Tribe GM named Executive of the Year
11/08/2005INDIAN WELLS, Calif. -- Cleveland Indians general manager Mark Shapiro was designated as the 2005 Major League Baseball Executive of the Year by The Sporting News on Monday during a reception for the GMs at this year's annual meetings.
Shapiro narrowly bested Chicago White Sox general manager Ken Williams, with the Atlanta Braves' John Schuerholz finishing third. Two executives from each big league club voted in mid-September for the award, which was won last year by St. Louis GM Walt Jocketty.
"I was definitely surprised," Shapiro said Tuesday about winning the award. "I'm not very big on individual honors, but it does give a chance to shine the spotlight on the organization, from top to bottom, on what we've accomplished in such a short period of time. The only way you achieve that level of accomplishment is if you get people in scouting and player development to the Major Leagues all aligned.

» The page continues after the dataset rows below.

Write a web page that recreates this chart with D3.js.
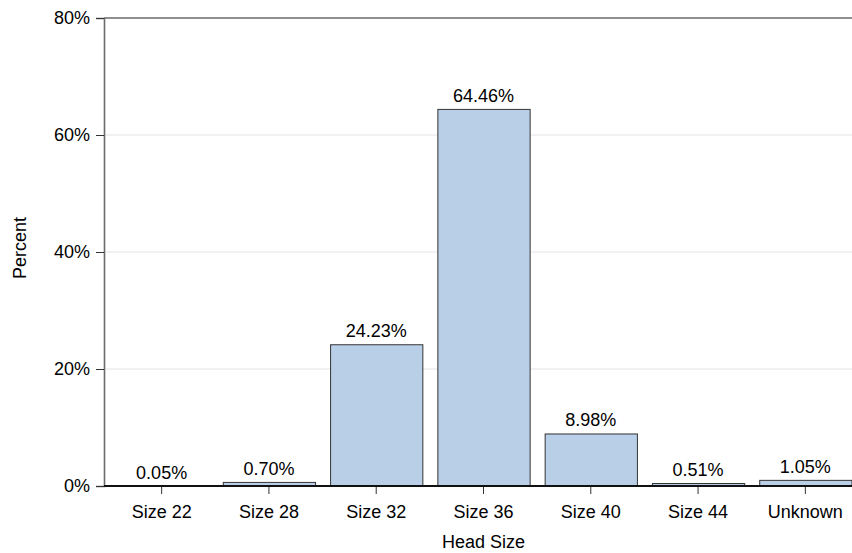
<!DOCTYPE html>
<html><head><meta charset="utf-8">
<script src="https://cdn.jsdelivr.net/npm/d3@7"></script>
<style>body{margin:0;background:#fff}svg{display:block}text{font-family:"Liberation Sans",Arial,Helvetica,sans-serif;fill:#000}</style>
</head><body><svg id="c" width="852" height="553"></svg>
<script>
const categories = ["Size 22","Size 28","Size 32","Size 36","Size 40","Size 44","Unknown"];
const values = [0.05, 0.70, 24.23, 64.46, 8.98, 0.51, 1.05];
const yTicks = [0, 20, 40, 60, 80];

(function () {
const svg = d3.select("#c");
const pl = 104, pt = 18, pb = 486;
const FF = '"Liberation Sans",Arial,sans-serif';
const x = d3.scaleBand().domain(categories).range([108, 859]).paddingInner(0.14).paddingOuter(0.07);
const y = d3.scaleLinear().domain([0, 80]).range([pb, pt]);

svg.append("g").selectAll("line").data(yTicks.filter(d => d > 0 && d < 80)).join("line")
  .attr("x1", pl).attr("x2", 852).attr("y1", d => y(d)).attr("y2", d => y(d))
  .attr("stroke", "#e4e4e4").attr("stroke-width", 1);

svg.append("line").attr("x1", pl).attr("x2", 852).attr("y1", y(80)).attr("y2", y(80))
  .attr("stroke", "#6b6b6b").attr("stroke-width", 1.6);

svg.append("g").selectAll("rect").data(values).join("rect")
  .attr("x", (d, i) => x(categories[i]) + 0.5)
  .attr("y", d => y(d) + 0.5)
  .attr("width", x.bandwidth())
  .attr("height", d => Math.max(0, pb - y(d)))
  .attr("fill", "#b9cfe7").attr("stroke", "#333").attr("stroke-width", 1);

svg.append("g").selectAll("text").data(values).join("text")
  .attr("x", (d, i) => x(categories[i]) + x.bandwidth() / 2)
  .attr("y", d => y(d) - 7)
  .attr("text-anchor", "middle").attr("font-size", 18)
  .text(d => d.toFixed(2) + "%");

const ya = svg.append("g").attr("transform", `translate(${pl},0)`)
  .call(d3.axisLeft(y).tickValues(yTicks).tickFormat(d => d + "%").tickSize(8).tickPadding(6));
ya.select(".domain").attr("stroke", "#6b6b6b").attr("stroke-width", 1.6);
ya.selectAll(".tick line").attr("stroke", "#333");
ya.selectAll(".tick text").attr("font-size", 18).attr("font-family", FF).attr("fill", "#000");

const xa = svg.append("g").attr("transform", `translate(0,${pb})`)
  .call(d3.axisBottom(x).tickSize(8).tickPadding(11).tickSizeOuter(0));
xa.select(".domain").remove();
svg.append("line").attr("x1", pl).attr("x2", 852).attr("y1", pb).attr("y2", pb)
  .attr("stroke", "#111").attr("stroke-width", 2);
xa.selectAll(".tick line").attr("stroke", "#333");
xa.selectAll(".tick text").attr("font-size", 18).attr("font-family", FF).attr("fill", "#000");

svg.append("text").attr("x", 483.5).attr("y", 548).attr("text-anchor", "middle").attr("font-size", 18).text("Head Size");
svg.append("text").attr("transform", "translate(26,248) rotate(-90)").attr("text-anchor", "middle").attr("font-size", 18).text("Percent");
})();
</script></body></html>
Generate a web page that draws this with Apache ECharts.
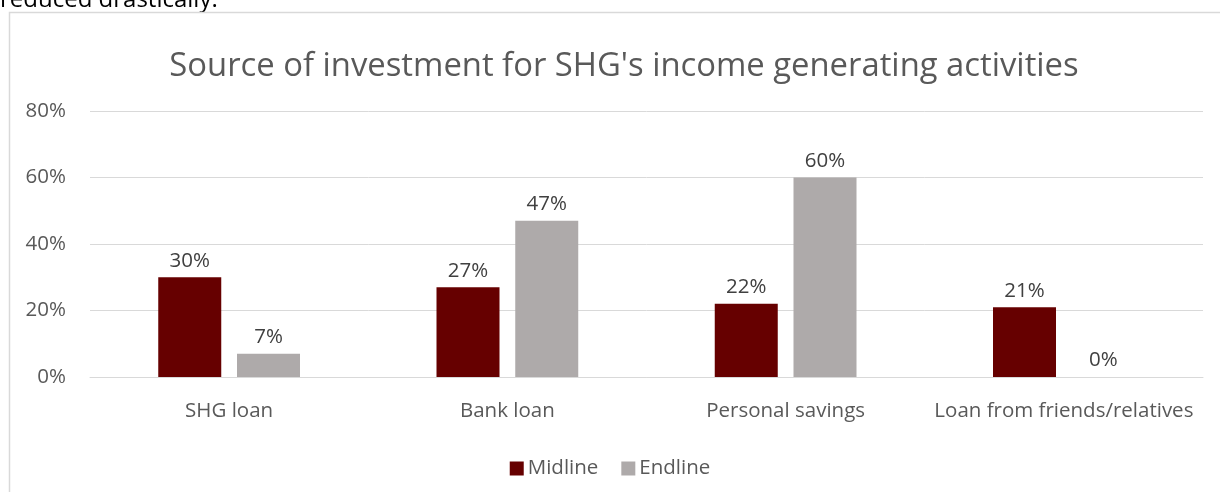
<!DOCTYPE html>
<html>
<head>
<meta charset="utf-8">
<script src="https://cdn.jsdelivr.net/npm/echarts@6/dist/echarts.min.js"></script>
<style>
  html, body { margin: 0; padding: 0; background: #ffffff; }
  #chart { width: 1220px; height: 492px; }
</style>
</head>
<body>
<div id="chart"></div>
<script>
// Investment sources for SHG income-generating activities
const categories = ['SHG loan', 'Bank loan', 'Personal savings', 'Loan from friends/relatives'];
const midline = [30, 27, 22, 21];
const endline = [7, 47, 60, 0];
const yTicks = [0, 20, 40, 60, 80];

const FONT = '"Open Sans", "Noto Sans", sans-serif';
const TXT = 20.5;
const chart = echarts.init(document.getElementById('chart'), null, { renderer: 'canvas' });

const labelStyle = {
  show: true,
  position: 'top',
  distance: 6,
  color: '#404040',
  fontFamily: FONT,
  fontSize: TXT,
  formatter: p => p.value + '%'
};

chart.setOption({
  animation: false,
  backgroundColor: '#ffffff',
  title: {
    text: "Source of investment for SHG's income generating activities",
    left: 619,
    top: 45,
    textAlign: 'center',
    textStyle: { color: '#595959', fontFamily: FONT, fontSize: 32.8, fontWeight: 'normal' }
  },
  legend: {
    data: ['Midline', 'Endline'],
    left: 'center',
    top: 453,
    itemWidth: 14,
    itemHeight: 14,
    itemGap: 23,
    icon: 'rect',
    textStyle: { color: '#595959', fontFamily: FONT, fontSize: TXT, padding: [0, 0, 0, -1] }
  },
  grid: { left: 90, right: 17, top: 111, bottom: 115, containLabel: false },
  xAxis: {
    type: 'category',
    data: categories,
    axisLine: { lineStyle: { color: '#d9d9d9', width: 1 } },
    axisTick: { show: false },
    axisLabel: { interval: 0, color: '#595959', fontFamily: FONT, fontSize: TXT, margin: 24 }
  },
  yAxis: {
    type: 'value',
    min: yTicks[0],
    max: yTicks[yTicks.length - 1],
    interval: 20,
    axisLine: { show: false },
    axisTick: { show: false },
    splitLine: { lineStyle: { color: '#d9d9d9', width: 1 } },
    axisLabel: { color: '#595959', fontFamily: FONT, fontSize: TXT, margin: 24, formatter: v => v + '%' }
  },
  series: [
    {
      name: 'Midline',
      type: 'bar',
      data: midline,
      barWidth: 63,
      barGap: '25%',
      itemStyle: { color: '#660000' },
      label: labelStyle
    },
    {
      name: 'Endline',
      type: 'bar',
      data: endline,
      barWidth: 63,
      itemStyle: { color: '#aeaaaa' },
      label: labelStyle
    }
  ],
  graphic: [
    {
      type: 'text',
      left: 0,
      top: -12,
      style: { text: 'reduced drastically.', fill: '#000000', font: '24px ' + FONT }
    },
    {
      type: 'polyline',
      shape: { points: [[9.5, 500], [9.5, 12.5], [1230, 12.5]] },
      style: { stroke: '#d9d9d9', lineWidth: 1.5, fill: 'none' },
      silent: true
    }
  ]
});
</script>
</body>
</html>
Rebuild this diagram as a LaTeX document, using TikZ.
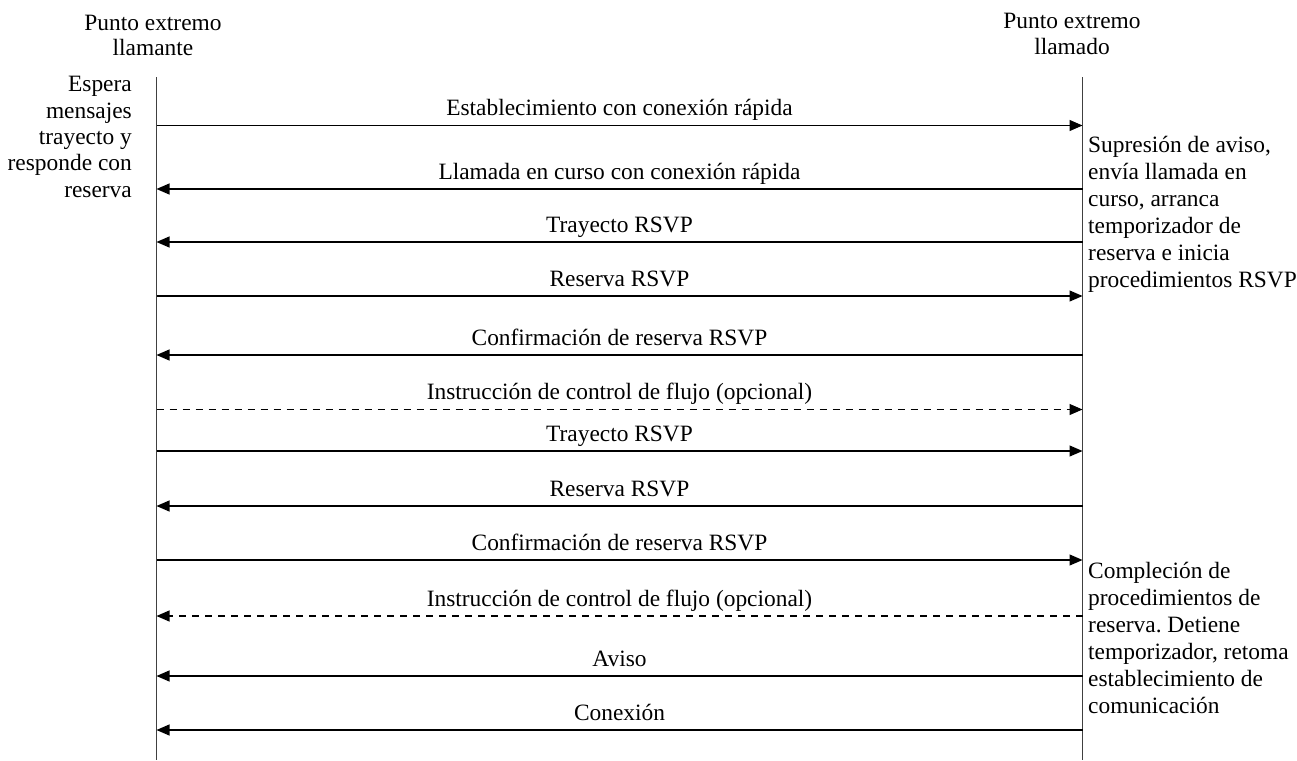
\documentclass[tikz,border=0pt]{standalone}
\usepackage{fontspec}
\setmainfont{Liberation Serif}
\usetikzlibrary{arrows.meta}
\frenchspacing
\begin{document}
\begin{tikzpicture}[x=1pt,y=-1pt,
  font=\fontsize{23.4}{26.5}\selectfont,
  life/.style={line width=1.1pt,draw=black!75},
  msg/.style={line width=1.1pt,-{Triangle[length=13pt,width=11pt]}},
  opt/.style={msg,dash pattern=on 7pt off 6pt},
  lbl/.style={anchor=base,yshift=10pt,inner sep=0pt},
  note/.style={inner sep=0pt,font=\fontsize{23.4}{27}\selectfont}]
\useasboundingbox (0,0) rectangle (1297,760);
% headers (anchor base = baseline of last line)
\node[anchor=base,align=center,inner sep=0pt,font=\fontsize{23.4}{25.5}\selectfont] (hL) at (153,56) {Punto extremo\\llamante};
\node[anchor=base,align=center,inner sep=0pt,font=\fontsize{23.4}{26.5}\selectfont] (hR) at (1072,55) {Punto extremo\\llamado};
% lifelines
\coordinate (Ltop) at (156.5,77);
\coordinate (Lbot) at (156.5,760);
\coordinate (Rtop) at (1082.5,77);
\coordinate (Rbot) at (1082.5,760);
\draw[life] (Ltop) -- (Lbot);
\draw[life] (Rtop) -- (Rbot);
% notes
\node[note,anchor=base east,align=right,font=\fontsize{23.4}{26.3}\selectfont] (nL) at (132,197)
  {Espera\\mensajes\\trayecto y\\responde con\\reserva};
\node[note,anchor=base west,align=left] (nR1) at (1088,287)
  {Supresión de aviso,\\envía llamada en\\curso, arranca\\temporizador de\\reserva e inicia\\procedimientos RSVP};
\node[note,anchor=base west,align=left] (nR2) at (1088,713)
  {Compleción de\\procedimientos de\\reserva. Detiene\\temporizador, retoma\\establecimiento de\\comunicación};
% message anchors
\foreach \i/\y in {1/125.5,2/189,3/242,4/296,5/355,6/409.5,7/451,8/506,9/560,10/616,11/676,12/730}{
  \coordinate (L\i) at (156.5,\y);
  \coordinate (R\i) at (1082.5,\y);
}
\draw[msg] (L1) -- node[lbl] {Establecimiento con conexión rápida} (R1);
\draw[msg] (R2) -- node[lbl] {Llamada en curso con conexión rápida} (L2);
\draw[msg] (R3) -- node[lbl] {Trayecto RSVP} (L3);
\draw[msg] (L4) -- node[lbl] {Reserva RSVP} (R4);
\draw[msg] (R5) -- node[lbl] {Confirmación de reserva RSVP} (L5);
\draw[opt] (L6) -- node[lbl] {Instrucción de control de flujo (opcional)} (R6);
\draw[msg] (L7) -- node[lbl] {Trayecto RSVP} (R7);
\draw[msg] (R8) -- node[lbl] {Reserva RSVP} (L8);
\draw[msg] (L9) -- node[lbl] {Confirmación de reserva RSVP} (R9);
\draw[opt] (R10) -- node[lbl] {Instrucción de control de flujo (opcional)} (L10);
\draw[msg] (R11) -- node[lbl] {Aviso} (L11);
\draw[msg] (R12) -- node[lbl] {Conexión} (L12);
\end{tikzpicture}
\end{document}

"That's what's happened with us. We've been able to overcome payroll discrepancy with a group of people that share values and have been driven to get to the point we're at."
The young Indians, replete with the 25th-lowest player payroll in Major League Baseball, had a tremendous second half of the season and made a run at the White Sox in the American League Central. They were eliminated from the Wild Card race on the final day of the regular season.
The White Sox, built by Williams and run on the field by Ozzie Guillen, won 16 of their last 17 games, beginning at the end of the regular season and through the postseason, and swept the Houston Astros out of the World Series, although each of the four games were decided by two runs or less.
The rebuilt Braves won their 14th consecutive division title (discounting the strike-shortened 1994 season), but were eliminated in the first round of the playoffs for the fourth straight postseason.
Shapiro, 38, joined the Indians as an assistant in baseball operations in time for the 1992 season and replaced John Hart as the general manager 10 years later.
The Indians averaged 88 losses during his first three seasons as home attendance at Jacobs Field dwindled.
But Shapiro kept altering the on-field product, adding quality young players such as Grady Sizemore, Travis Hafner and Coco Crisp.
"It gives us some national recognition for a lot of hard work that was largely done in anonymity," Shapiro said. "I'd prefer to rename it from Executive of the Year to Organization of the Year because that's more fitting. No one individual accomplishes that much without a lot of strong people behind him."
This season, the Tribe was 15 games behind the White Sox as late as Aug. 1, and after playing 35-12 ball during the next seven weeks, pulled to within 1 1/2 games Sept. 22. But the Indians lost five of their last six games -- all at home -- to Tampa Bay and Chicago.